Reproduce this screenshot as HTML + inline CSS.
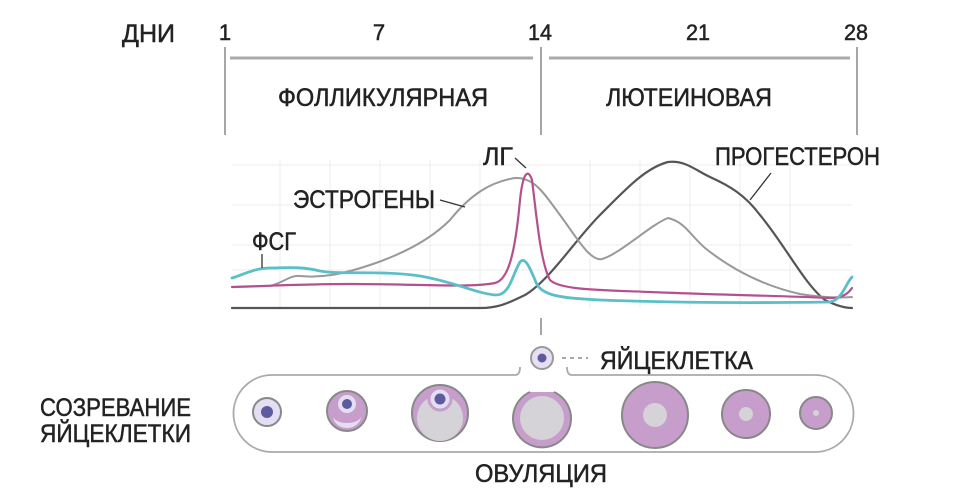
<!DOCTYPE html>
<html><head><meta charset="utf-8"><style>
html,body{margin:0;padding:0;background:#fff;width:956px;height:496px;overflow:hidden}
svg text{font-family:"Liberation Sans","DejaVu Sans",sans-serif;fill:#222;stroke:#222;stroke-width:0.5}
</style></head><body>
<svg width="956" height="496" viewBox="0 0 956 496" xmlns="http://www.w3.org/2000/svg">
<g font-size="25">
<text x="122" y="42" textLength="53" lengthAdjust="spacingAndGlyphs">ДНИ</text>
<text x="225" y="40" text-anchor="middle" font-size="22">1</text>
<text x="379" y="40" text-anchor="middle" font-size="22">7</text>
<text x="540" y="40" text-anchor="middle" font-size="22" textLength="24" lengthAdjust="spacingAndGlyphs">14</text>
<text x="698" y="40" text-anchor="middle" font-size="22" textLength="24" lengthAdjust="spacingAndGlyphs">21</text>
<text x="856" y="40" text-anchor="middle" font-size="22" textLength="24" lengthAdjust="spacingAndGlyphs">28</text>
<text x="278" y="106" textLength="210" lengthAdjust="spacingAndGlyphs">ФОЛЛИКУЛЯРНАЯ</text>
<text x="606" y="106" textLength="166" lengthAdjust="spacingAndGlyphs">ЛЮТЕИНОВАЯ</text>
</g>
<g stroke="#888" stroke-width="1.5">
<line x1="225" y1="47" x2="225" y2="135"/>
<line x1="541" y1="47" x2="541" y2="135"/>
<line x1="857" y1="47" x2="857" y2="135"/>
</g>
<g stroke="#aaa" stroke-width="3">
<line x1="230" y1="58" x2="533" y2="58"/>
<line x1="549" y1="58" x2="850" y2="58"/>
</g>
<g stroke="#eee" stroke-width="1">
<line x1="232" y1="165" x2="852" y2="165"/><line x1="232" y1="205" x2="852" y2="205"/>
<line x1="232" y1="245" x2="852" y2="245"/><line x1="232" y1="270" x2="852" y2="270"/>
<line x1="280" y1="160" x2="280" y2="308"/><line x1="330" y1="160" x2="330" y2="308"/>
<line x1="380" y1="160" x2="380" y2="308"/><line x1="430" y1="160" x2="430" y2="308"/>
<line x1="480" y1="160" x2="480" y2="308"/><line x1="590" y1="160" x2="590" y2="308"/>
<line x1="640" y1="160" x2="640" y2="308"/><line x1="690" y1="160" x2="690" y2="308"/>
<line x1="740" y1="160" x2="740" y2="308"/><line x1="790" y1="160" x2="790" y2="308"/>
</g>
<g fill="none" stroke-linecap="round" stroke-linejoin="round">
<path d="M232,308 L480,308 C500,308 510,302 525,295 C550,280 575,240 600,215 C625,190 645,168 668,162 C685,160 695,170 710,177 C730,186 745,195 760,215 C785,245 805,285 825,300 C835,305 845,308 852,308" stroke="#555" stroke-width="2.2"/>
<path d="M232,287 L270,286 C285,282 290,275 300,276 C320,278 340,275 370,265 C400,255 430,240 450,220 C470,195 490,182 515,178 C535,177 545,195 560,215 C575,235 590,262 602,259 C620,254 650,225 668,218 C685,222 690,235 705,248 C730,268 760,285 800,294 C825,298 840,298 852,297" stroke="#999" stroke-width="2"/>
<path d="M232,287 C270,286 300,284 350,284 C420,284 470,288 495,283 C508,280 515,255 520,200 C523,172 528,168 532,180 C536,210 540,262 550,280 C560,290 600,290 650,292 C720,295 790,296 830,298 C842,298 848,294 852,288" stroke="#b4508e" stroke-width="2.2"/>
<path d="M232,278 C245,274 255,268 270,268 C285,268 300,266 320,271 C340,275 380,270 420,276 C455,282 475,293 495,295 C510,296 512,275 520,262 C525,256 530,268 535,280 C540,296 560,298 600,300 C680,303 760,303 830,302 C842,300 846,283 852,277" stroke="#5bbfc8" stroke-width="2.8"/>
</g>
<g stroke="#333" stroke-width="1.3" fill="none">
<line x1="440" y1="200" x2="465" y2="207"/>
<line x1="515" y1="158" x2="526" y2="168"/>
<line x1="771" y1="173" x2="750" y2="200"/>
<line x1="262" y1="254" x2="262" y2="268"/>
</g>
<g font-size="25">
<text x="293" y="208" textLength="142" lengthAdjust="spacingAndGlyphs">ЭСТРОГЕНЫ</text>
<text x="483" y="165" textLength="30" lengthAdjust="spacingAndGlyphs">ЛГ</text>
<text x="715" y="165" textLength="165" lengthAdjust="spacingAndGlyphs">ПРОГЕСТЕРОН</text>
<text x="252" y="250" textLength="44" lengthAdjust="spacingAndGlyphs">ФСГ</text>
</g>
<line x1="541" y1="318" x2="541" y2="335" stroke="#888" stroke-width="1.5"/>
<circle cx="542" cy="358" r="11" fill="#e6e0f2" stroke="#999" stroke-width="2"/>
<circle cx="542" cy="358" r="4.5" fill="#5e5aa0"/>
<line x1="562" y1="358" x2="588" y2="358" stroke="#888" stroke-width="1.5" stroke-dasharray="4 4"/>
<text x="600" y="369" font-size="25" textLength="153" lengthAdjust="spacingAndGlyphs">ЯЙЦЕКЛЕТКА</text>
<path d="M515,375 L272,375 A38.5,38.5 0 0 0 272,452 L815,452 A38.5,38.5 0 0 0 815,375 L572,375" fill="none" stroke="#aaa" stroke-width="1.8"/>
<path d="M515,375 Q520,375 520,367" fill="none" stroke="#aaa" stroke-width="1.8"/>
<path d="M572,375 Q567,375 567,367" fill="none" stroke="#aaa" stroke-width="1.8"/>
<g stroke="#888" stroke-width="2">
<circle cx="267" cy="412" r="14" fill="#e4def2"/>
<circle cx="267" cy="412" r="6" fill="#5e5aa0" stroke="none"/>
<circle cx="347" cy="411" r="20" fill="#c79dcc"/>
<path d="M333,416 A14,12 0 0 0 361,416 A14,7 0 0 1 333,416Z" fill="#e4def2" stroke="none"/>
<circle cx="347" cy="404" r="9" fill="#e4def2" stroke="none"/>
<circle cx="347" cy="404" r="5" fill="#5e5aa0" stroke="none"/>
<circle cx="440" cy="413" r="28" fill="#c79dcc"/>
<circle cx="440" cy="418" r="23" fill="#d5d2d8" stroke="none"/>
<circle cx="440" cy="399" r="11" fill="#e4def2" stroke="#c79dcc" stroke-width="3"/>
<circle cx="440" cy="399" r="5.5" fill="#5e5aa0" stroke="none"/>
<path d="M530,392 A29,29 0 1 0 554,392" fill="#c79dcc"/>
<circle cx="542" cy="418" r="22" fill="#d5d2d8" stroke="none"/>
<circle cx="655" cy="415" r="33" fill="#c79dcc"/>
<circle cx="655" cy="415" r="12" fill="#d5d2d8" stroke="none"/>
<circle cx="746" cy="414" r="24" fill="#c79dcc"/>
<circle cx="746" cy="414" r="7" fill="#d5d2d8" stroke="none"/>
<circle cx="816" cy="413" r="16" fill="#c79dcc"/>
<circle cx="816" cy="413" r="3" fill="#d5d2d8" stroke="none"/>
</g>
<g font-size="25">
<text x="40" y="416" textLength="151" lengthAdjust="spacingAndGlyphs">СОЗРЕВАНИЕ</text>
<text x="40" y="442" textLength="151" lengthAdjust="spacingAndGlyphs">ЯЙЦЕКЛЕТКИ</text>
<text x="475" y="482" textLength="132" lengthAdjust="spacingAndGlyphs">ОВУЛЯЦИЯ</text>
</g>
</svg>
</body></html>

****************************************

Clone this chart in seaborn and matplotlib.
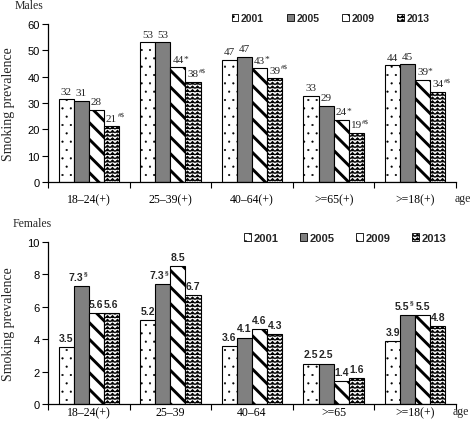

****************************************

Give back only a number, the number of lines where the string "this" occurs.

2